We are in fact destroying ourselves. 


Perhaps one day there will be a move to declare the earth itself a legal person, and we do have to recover a sense of the sacredness of the earth.  This sense is a gift that indigenous and pagan religions can offer us all – even the major religions.  Aloysius Pieris, a Catholic theologian from Sri Lanka, suggests that the major world religions succeeded because they incorporated into themselves aspects of the indigenous, so-called pagan religions. Many of the world faiths have their sacred places, including sacred mountains, sacred wells and sacred rivers.

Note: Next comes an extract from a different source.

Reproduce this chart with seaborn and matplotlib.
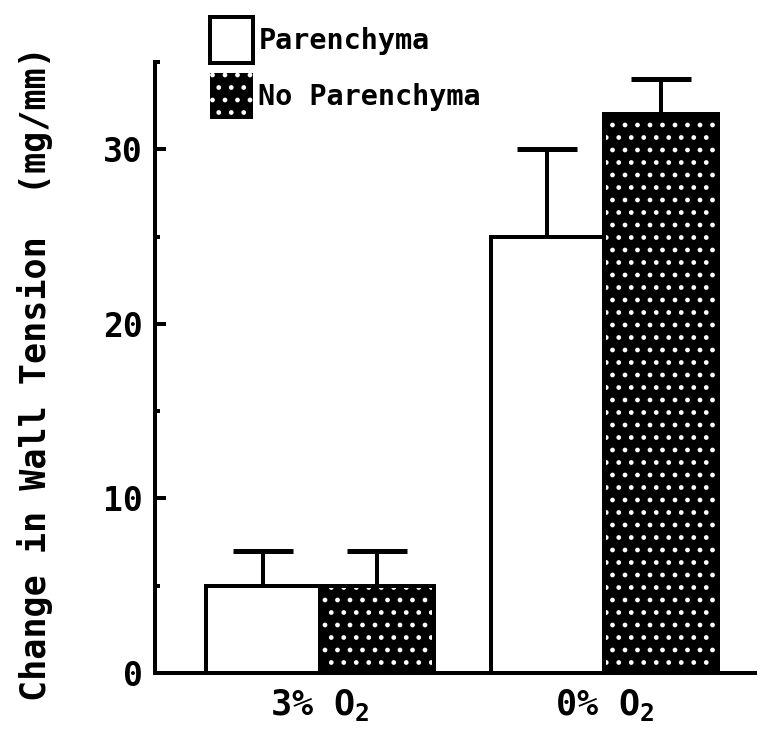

These traditions remind us of our connectedness to the earth, of our responsibility for it, of our gratitude to it for our very livelihood, of its inherent sacredness, of our responsibility to care for it and bring it healing.  Buddhist teacher Thich Nhat Hanh has said that we think it’s a miracle to walk on water, but the real miracle is to walk on this earth and we should do this with reverence and respect. 


Hinduism and Buddhism have much to teach us about our attitude to our planet.  Buddhism realises the interconnectedness of all things and the need for compassion for all sentient beings.  Hinduism’s personification of the sacred can lead to a sense of respect and reverence.


I like the idea of thinking of the earth as a living organism, as an expression of the Sacred, as our Mother who provides for us and is the source of our life. If we could adopt this attitude perhaps we could embrace her suffering, look upon her with new eyes and work for her healing and well-being.